Les accords d’Oslo, signés par Israël et l’OLP dans les années 1990, a établi un mécanisme permettant aux Palestiniens de voter à Jérusalem-Est.
L’écrasante majorité des Palestiniens de Jérusalem-Est ne peuvent pas prendre part à des élections en Israël, car la législation israélienne ne permet qu’à ses citoyens de s’exprimer dans des urnes. Or, les intéressés ne détiennent pas la citoyenneté israélienne, mais le statut de résident permanent.
Michael Milstein, le responsable du Forum d’études palestiniennes au centre Moshe Dayan d’études moyen-orientales et africaines, pense qu’Abbas utilise cet argument comme prétexte à la non-tenue d’élections.
« La question de Jérusalem-Est fournit une échappatoire à Abbas. Il n’a jamais voulu que des élections aient lieu et sait qu’il n’y a aucune chance que le Premier ministre [Benjamin] Netanyahu les autorise à Jérusalem-Est dans les prochains mois », a-t-il affirmé. Israël doit organiser son troisième scrutin législatif en moins d’un an, le 2 mars 2020.
Erekat dément les arguments selon lesquels les Palestiniens ne souhaitent pas d’élections.
« Nous voulons des élections plus que tout le monde.
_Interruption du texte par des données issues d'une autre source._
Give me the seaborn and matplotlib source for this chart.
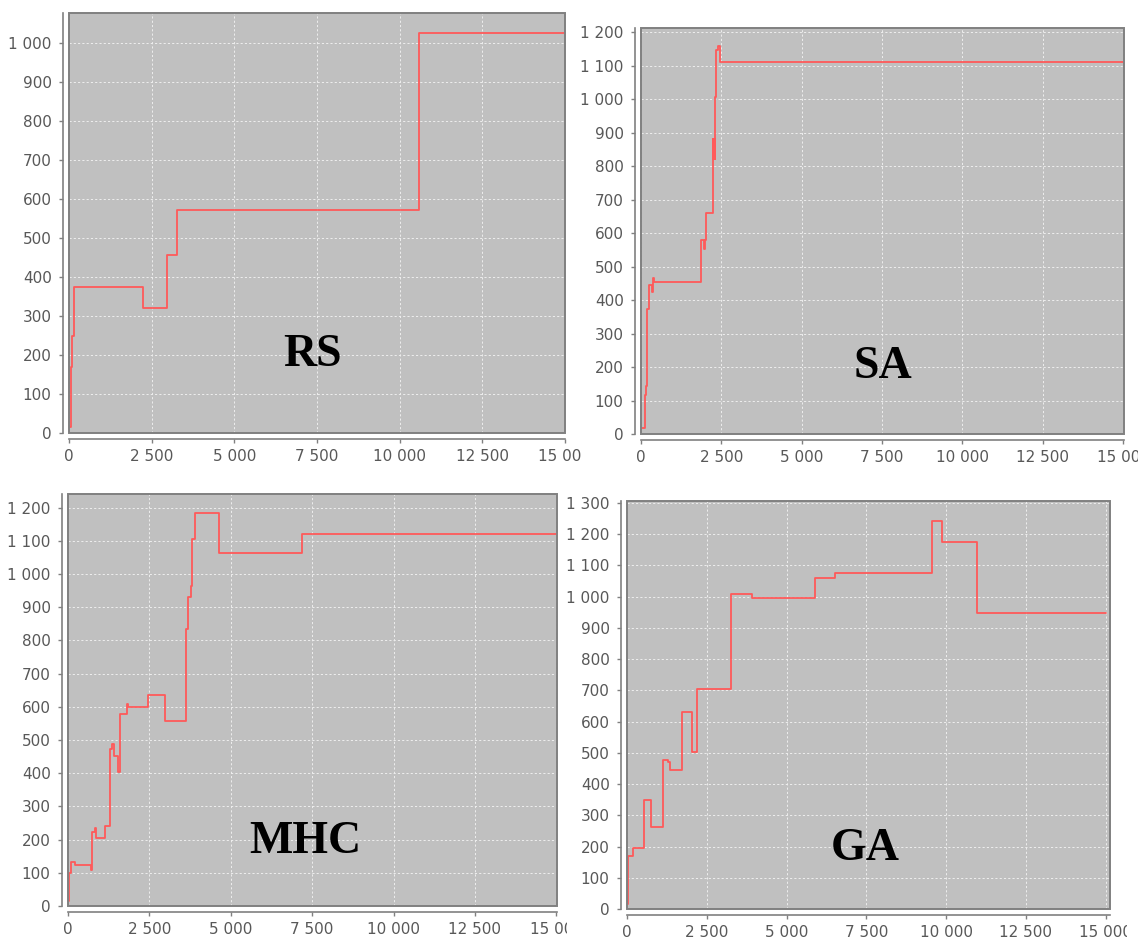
import numpy as np
import pandas as pd
import matplotlib
matplotlib.use("Agg")
import matplotlib.pyplot as plt
import seaborn as sns
from matplotlib.patches import Rectangle
from matplotlib.ticker import FuncFormatter, MultipleLocator
from matplotlib.transforms import Bbox, TransformedBbox

# ---------------- data (step change points: x = evaluation, y = best value) -------------
rs_x = [20, 50, 90, 140, 2245, 2971, 3280, 10598, 15000]
rs_y = [15, 170, 248, 375, 320, 456, 573, 1026, 1026]

sa_x = [30, 113, 147, 193, 238, 330, 385, 420, 1882, 1961, 1990, 2018, 2234,
        2245, 2256, 2267, 2278, 2290, 2302, 2347, 2404, 2449, 15000]
sa_y = [18, 117, 142, 373, 446, 423, 466, 453, 578, 552, 580, 660, 880,
        820, 880, 820, 880, 820, 1005, 1147, 1157, 1111, 1111]

mhc_x = [22, 40, 89, 212, 693, 738, 827, 860, 1151, 1285, 1364, 1408, 1542,
         1587, 1800, 1830, 2459, 2984, 3621, 3700, 3778, 3822, 3912, 4650, 7198, 15000]
mhc_y = [15, 100, 132, 122, 108, 223, 236, 206, 241, 472, 489, 452, 404,
         577, 607, 598, 636, 556, 833, 930, 964, 1104, 1184, 1062, 1121, 1121]

ga_x = [23, 40, 173, 532, 740, 1133, 1271, 1340, 1733, 2034, 2207, 3259, 3906,
        5905, 6506, 9545, 9881, 10967, 15000]
ga_y = [17, 171, 195, 350, 261, 478, 469, 446, 632, 504, 704, 1009, 997,
        1058, 1077, 1243, 1174, 949, 949]

names = ["RS", "SA", "MHC", "GA"]
series = {"RS": (rs_x, rs_y), "SA": (sa_x, sa_y), "MHC": (mhc_x, mhc_y), "GA": (ga_x, ga_y)}

# ---------------- layout (pixels in a 1138x938 canvas) ---------------------------------
W, H = 1138, 938
# left, right, top, bottom of plot area; y max; x max; label position (axes frac); clip right
panels = {
    "RS":  dict(box=(69, 565, 13, 433),   ymax=1077, xmax=15004, lab=(0.49, 0.186), clip=581),
    "SA":  dict(box=(641, 1124, 28, 434), ymax=1212, xmax=15030, lab=(0.501, 0.165), clip=1138),
    "MHC": dict(box=(68, 557, 494, 906),  ymax=1241, xmax=15020, lab=(0.486, 0.155), clip=567),
    "GA":  dict(box=(627, 1110, 501, 909), ymax=1306, xmax=15140, lab=(0.494, 0.147), clip=1127),
}

sns.set_theme(style="white")
plt.rcParams["font.family"] = ["DejaVu Sans"]

fig = plt.figure(figsize=(W / 100, H / 100), dpi=100)
fig.patch.set_facecolor("white")

fmt = FuncFormatter(lambda v, p: f"{int(round(v)):,}".replace(",", " "))
gray = "#808080"
txt_gray = "#585858"

for name in names:
    p = panels[name]
    l, r, t, b = p["box"]
    ax = fig.add_axes([l / W, (H - b) / H, (r - l) / W, (b - t) / H])
    ax.set_facecolor("#C0C0C0")
    xs, ys = series[name]
    df = pd.DataFrame({"x": xs, "y": ys})
    sns.lineplot(data=df, x="x", y="y", ax=ax, drawstyle="steps-post", sort=False,
                 estimator=None, color="#FF5A5A", linewidth=1.3, zorder=3)
    ax.set_xlim(0, p["xmax"])
    ax.set_ylim(0, p["ymax"])
    ax.xaxis.set_major_locator(MultipleLocator(2500))
    ax.yaxis.set_major_locator(MultipleLocator(100))
    ax.xaxis.set_major_formatter(fmt)
    ax.yaxis.set_major_formatter(fmt)
    ax.set_xlabel("")
    ax.set_ylabel("")
    ax.grid(True, color="#EEEEEE", linestyle=(0, (2.2, 2.2)), linewidth=0.7, zorder=1)
    ax.set_axisbelow(True)

    for s in ["top", "right"]:
        ax.spines[s].set_visible(False)
    for s in ["left", "bottom"]:
        ax.spines[s].set_visible(True)
        ax.spines[s].set_color(gray)
        ax.spines[s].set_linewidth(1.2)
        ax.spines[s].set_position(("outward", 4.5))
    ax.add_patch(Rectangle((0, 0), 1, 1, transform=ax.transAxes, fill=False,
                           edgecolor=gray, linewidth=1.4, zorder=4, clip_on=False))

    ax.tick_params(axis="both", which="major", direction="out", length=3, width=1,
                   color=gray, labelcolor=txt_gray, labelsize=11,
                   left=True, bottom=True)
    ax.tick_params(axis="y", pad=5)
    ax.tick_params(axis="x", pad=4)

    ax.text(p["lab"][0], p["lab"][1], name, transform=ax.transAxes,
            ha="center", va="center", fontsize=33, fontweight="bold",
            family=["Liberation Serif", "DejaVu Serif"], color="black", zorder=5)

    clipbox = TransformedBbox(Bbox.from_extents(0, 0, p["clip"] / W, 1), fig.transFigure)
    for lbl in ax.get_xticklabels():
        lbl.set_clip_box(clipbox)
        lbl.set_clip_on(True)

fig.savefig("out.png", dpi=100, facecolor="white")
La démocratie palestinienne est notre plus grand intérêt », a-t-il assuré.
Michael Milstein espère également que l’Europe ne fasse pas « trop » pression sur Abbas, estimant que l’affaiblir pourrait nuire à la stabilité de l’Autorité palestinienne.
D’autres analystes ont confirmé qu’il était peu probable qu’Israël accepte un scrutin à Jérusalem-Est, et d’autres questions intra-palestiniennes ont semé le doute sur la perspective d’élections.
« La possibilité que des élections ait lieu est très faible », d’après Jihad Harb, un expert palestinien basé à Ramallah. « Je pense qu’elle se situe autour des 20 % ».
Jihad Harb estime que l’Autorité palestinienne et le Hamas ne sont pas parvenus à s’entendre sur de nombreuses questions liées aux élections, comme celles de savoir quel tribunal sera chargé des éventuels arbitrages et qui assurera la supervision policière nécessaire.